<<<<

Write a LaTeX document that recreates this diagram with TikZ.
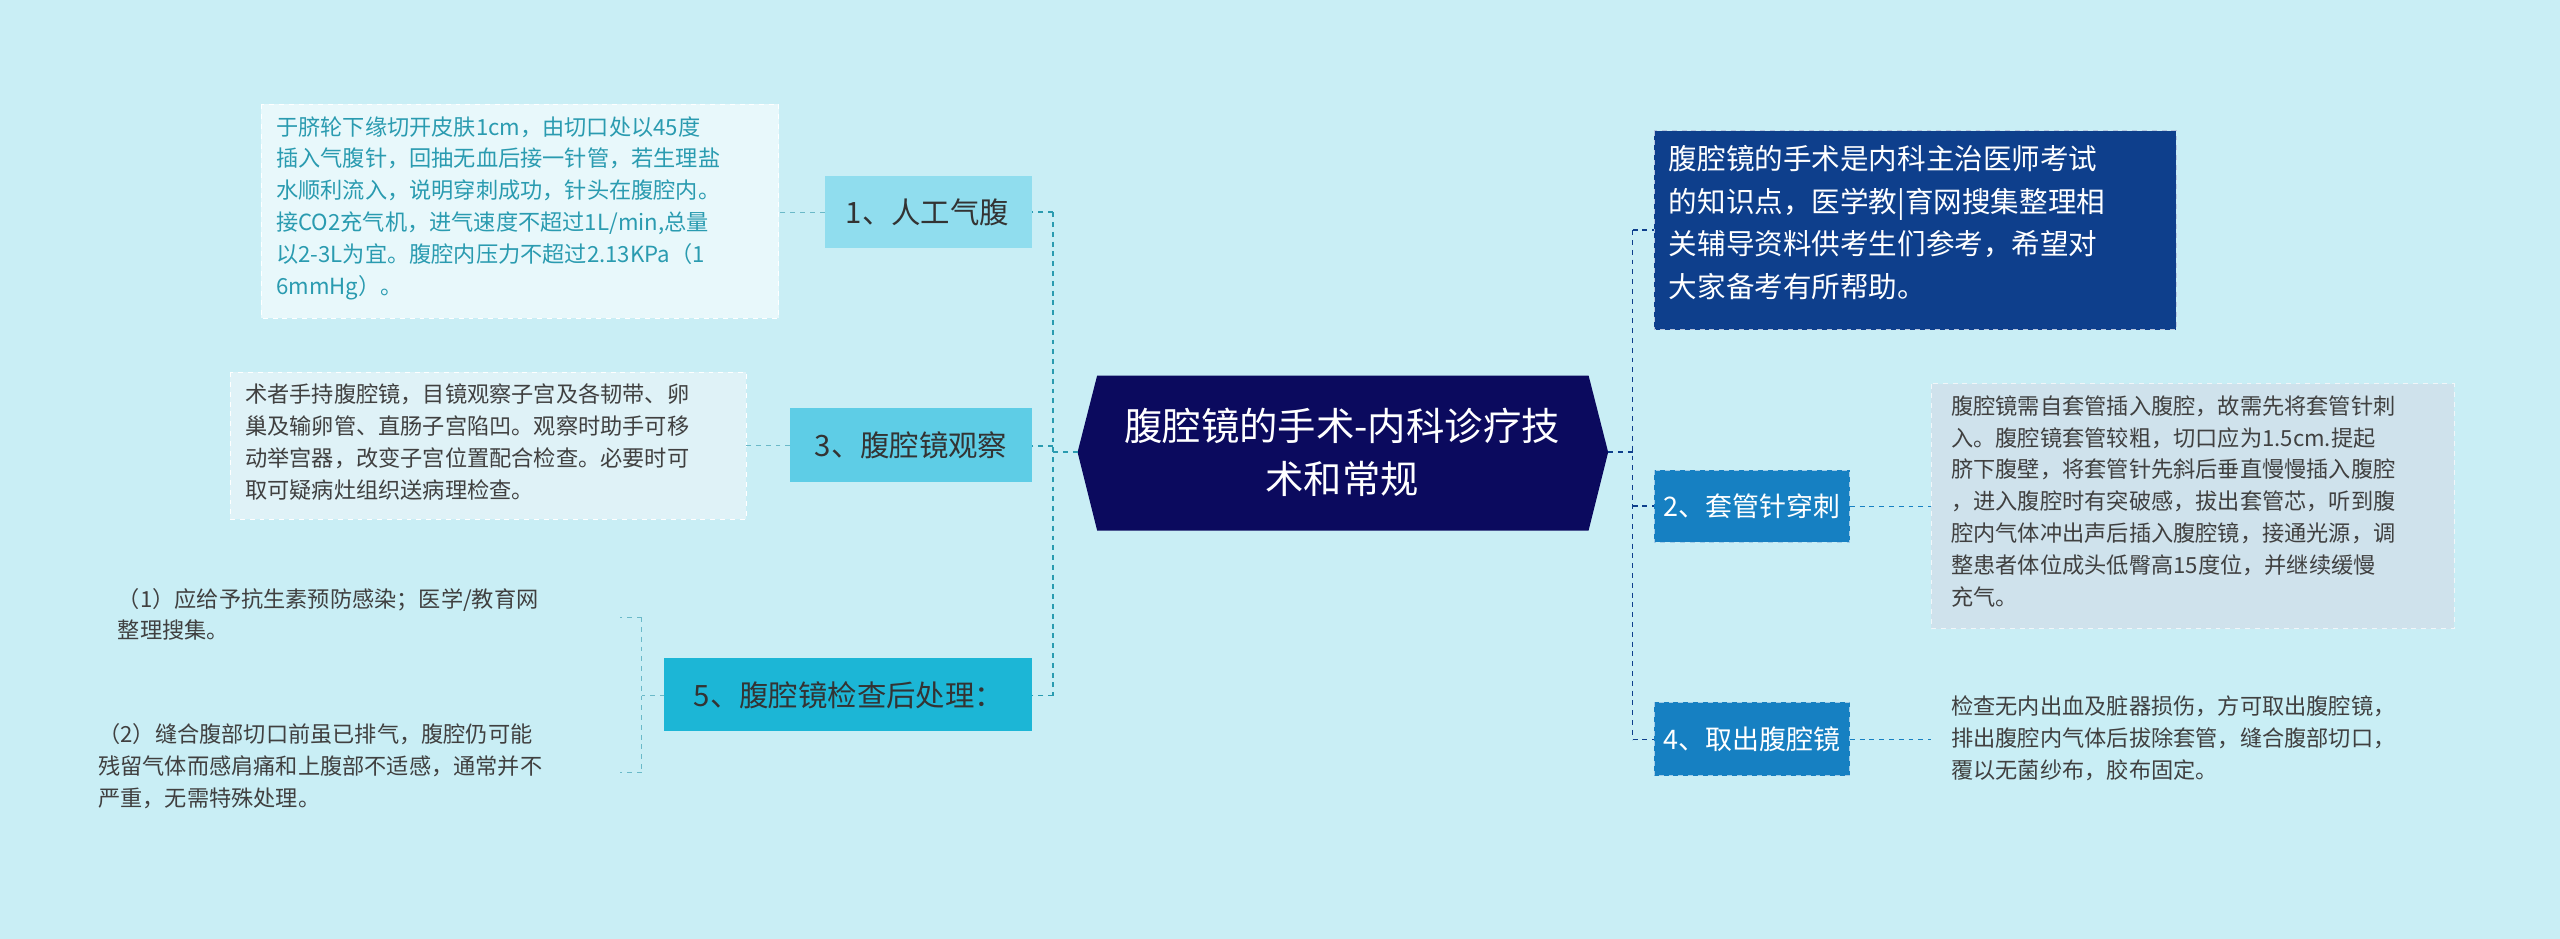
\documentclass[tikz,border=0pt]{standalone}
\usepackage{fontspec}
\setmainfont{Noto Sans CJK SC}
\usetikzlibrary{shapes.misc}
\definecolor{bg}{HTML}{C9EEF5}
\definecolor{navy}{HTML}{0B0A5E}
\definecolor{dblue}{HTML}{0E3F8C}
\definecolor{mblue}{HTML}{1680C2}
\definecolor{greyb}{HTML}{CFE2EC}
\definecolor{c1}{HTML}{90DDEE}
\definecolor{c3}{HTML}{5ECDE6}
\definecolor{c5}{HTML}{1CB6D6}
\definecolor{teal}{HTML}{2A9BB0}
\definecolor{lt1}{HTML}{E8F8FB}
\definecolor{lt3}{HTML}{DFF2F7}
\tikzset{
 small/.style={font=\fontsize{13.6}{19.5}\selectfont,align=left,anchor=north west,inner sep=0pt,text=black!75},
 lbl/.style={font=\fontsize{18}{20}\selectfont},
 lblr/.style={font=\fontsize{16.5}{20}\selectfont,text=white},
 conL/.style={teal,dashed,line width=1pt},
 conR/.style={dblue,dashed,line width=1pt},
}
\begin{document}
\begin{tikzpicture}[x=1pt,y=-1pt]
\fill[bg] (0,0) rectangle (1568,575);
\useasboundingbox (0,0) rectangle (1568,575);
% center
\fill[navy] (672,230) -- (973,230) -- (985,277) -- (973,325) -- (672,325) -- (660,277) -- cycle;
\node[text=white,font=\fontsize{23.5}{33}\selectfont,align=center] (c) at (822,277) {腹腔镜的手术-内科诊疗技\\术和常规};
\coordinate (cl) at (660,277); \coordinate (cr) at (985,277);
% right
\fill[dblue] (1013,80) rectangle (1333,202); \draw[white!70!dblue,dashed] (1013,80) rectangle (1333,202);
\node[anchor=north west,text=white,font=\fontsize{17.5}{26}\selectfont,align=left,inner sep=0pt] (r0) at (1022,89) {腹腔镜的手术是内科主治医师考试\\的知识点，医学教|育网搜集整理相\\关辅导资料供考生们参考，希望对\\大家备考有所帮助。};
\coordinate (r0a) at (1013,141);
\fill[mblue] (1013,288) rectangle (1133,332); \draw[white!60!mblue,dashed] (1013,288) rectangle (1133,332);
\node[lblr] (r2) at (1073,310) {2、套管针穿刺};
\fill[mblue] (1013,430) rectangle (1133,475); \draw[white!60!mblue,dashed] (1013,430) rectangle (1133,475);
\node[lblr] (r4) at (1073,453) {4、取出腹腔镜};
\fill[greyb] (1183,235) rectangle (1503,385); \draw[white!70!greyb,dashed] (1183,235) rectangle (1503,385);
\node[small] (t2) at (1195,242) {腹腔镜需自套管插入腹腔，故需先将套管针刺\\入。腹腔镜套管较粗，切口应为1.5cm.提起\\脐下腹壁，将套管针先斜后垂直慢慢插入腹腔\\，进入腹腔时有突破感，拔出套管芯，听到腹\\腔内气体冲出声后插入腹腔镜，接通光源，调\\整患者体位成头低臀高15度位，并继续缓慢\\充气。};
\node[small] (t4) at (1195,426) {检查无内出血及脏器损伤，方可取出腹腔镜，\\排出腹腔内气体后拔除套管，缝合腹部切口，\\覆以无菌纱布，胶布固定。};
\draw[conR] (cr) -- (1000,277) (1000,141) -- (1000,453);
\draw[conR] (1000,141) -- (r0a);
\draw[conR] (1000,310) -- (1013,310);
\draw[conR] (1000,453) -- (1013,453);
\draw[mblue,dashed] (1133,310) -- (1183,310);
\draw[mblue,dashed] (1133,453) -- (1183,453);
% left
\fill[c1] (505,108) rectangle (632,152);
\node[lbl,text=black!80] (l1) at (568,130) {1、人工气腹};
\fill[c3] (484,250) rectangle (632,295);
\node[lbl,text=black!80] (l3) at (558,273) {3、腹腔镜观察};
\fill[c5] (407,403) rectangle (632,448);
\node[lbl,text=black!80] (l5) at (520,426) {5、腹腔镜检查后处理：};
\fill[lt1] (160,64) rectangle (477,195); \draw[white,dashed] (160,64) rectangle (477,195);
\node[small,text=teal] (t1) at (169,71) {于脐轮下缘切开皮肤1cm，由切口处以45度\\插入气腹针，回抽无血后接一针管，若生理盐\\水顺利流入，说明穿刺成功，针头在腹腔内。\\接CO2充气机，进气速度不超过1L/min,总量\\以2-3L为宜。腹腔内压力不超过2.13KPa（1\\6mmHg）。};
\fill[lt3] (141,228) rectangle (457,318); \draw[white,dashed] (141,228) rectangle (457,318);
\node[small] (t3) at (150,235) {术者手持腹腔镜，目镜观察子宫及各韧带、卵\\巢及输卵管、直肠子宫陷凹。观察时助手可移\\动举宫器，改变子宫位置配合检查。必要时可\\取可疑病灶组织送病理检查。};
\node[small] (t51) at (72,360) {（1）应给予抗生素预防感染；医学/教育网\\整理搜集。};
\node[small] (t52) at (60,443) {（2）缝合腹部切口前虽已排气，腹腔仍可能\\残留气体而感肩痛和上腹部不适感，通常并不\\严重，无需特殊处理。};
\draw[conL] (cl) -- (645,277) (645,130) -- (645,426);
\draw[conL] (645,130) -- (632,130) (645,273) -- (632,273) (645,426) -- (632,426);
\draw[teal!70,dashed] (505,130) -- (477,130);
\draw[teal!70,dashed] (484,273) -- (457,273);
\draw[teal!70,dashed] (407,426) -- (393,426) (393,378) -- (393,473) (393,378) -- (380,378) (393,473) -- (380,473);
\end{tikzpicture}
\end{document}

>>>>
<<<<

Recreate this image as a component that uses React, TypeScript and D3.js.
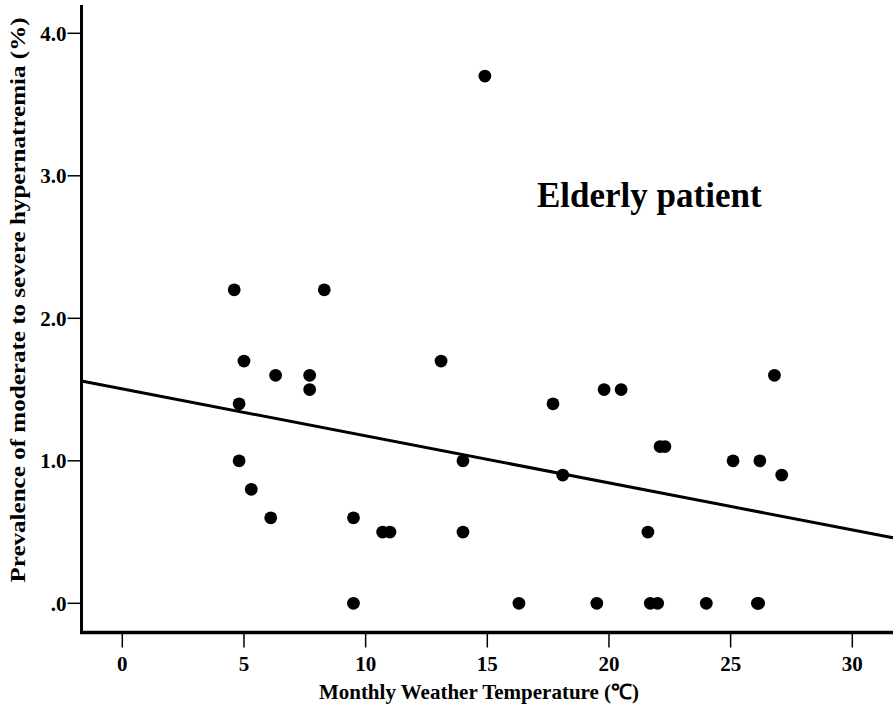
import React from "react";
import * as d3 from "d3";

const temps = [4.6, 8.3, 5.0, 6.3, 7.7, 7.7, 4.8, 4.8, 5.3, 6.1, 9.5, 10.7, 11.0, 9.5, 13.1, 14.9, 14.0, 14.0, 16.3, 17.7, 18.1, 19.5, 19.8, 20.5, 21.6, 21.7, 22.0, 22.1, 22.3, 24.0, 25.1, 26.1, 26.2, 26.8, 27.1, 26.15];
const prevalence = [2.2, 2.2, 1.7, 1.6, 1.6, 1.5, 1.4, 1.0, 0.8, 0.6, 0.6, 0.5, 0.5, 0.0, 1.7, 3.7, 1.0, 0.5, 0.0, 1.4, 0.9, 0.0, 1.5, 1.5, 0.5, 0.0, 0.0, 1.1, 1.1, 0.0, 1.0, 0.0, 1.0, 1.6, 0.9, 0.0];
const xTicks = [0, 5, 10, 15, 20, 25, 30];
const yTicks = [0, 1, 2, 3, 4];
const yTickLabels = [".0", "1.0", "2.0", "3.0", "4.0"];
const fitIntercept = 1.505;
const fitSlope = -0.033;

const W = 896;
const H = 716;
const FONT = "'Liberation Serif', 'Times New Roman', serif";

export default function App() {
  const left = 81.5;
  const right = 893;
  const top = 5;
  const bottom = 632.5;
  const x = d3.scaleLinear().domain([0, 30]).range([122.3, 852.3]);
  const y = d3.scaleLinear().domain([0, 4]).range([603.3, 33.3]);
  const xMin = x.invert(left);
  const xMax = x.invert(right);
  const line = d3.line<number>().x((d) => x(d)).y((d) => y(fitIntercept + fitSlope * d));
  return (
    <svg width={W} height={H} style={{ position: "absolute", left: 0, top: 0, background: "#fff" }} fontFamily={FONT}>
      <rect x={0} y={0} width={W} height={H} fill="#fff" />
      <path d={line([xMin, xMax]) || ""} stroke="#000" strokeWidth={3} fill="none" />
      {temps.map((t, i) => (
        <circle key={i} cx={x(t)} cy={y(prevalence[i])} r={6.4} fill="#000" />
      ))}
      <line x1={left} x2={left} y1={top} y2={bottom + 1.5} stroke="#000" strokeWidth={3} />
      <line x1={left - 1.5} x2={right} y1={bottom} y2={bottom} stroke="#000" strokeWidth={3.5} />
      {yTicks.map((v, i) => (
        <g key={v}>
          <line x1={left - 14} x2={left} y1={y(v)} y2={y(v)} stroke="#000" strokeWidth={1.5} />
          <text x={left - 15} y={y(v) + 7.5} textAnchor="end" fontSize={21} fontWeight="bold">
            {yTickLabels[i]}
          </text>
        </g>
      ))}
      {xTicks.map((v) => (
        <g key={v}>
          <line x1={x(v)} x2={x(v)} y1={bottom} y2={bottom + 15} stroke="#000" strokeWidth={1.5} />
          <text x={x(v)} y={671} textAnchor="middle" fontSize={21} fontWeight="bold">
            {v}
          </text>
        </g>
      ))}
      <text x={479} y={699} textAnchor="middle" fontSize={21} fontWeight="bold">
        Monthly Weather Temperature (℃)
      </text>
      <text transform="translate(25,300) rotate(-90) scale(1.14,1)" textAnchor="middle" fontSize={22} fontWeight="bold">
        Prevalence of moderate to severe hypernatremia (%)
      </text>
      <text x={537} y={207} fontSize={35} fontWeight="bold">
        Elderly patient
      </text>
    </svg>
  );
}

>>>>

- _Your instructions_
Print everything from the line with "Recreate this image" down to the line with "Serif', 'Times New", both included, exactly as written and without the pictures.

- _Answer to this problem_
Recreate this image as a component that uses React, TypeScript and D3.js.
import React from "react";
import * as d3 from "d3";

const temps = [4.6, 8.3, 5.0, 6.3, 7.7, 7.7, 4.8, 4.8, 5.3, 6.1, 9.5, 10.7, 11.0, 9.5, 13.1, 14.9, 14.0, 14.0, 16.3, 17.7, 18.1, 19.5, 19.8, 20.5, 21.6, 21.7, 22.0, 22.1, 22.3, 24.0, 25.1, 26.1, 26.2, 26.8, 27.1, 26.15];
const prevalence = [2.2, 2.2, 1.7, 1.6, 1.6, 1.5, 1.4, 1.0, 0.8, 0.6, 0.6, 0.5, 0.5, 0.0, 1.7, 3.7, 1.0, 0.5, 0.0, 1.4, 0.9, 0.0, 1.5, 1.5, 0.5, 0.0, 0.0, 1.1, 1.1, 0.0, 1.0, 0.0, 1.0, 1.6, 0.9, 0.0];
const xTicks = [0, 5, 10, 15, 20, 25, 30];
const yTicks = [0, 1, 2, 3, 4];
const yTickLabels = [".0", "1.0", "2.0", "3.0", "4.0"];
const fitIntercept = 1.505;
const fitSlope = -0.033;

const W = 896;
const H = 716;
const FONT = "'Liberation Serif', 'Times New Roman', serif";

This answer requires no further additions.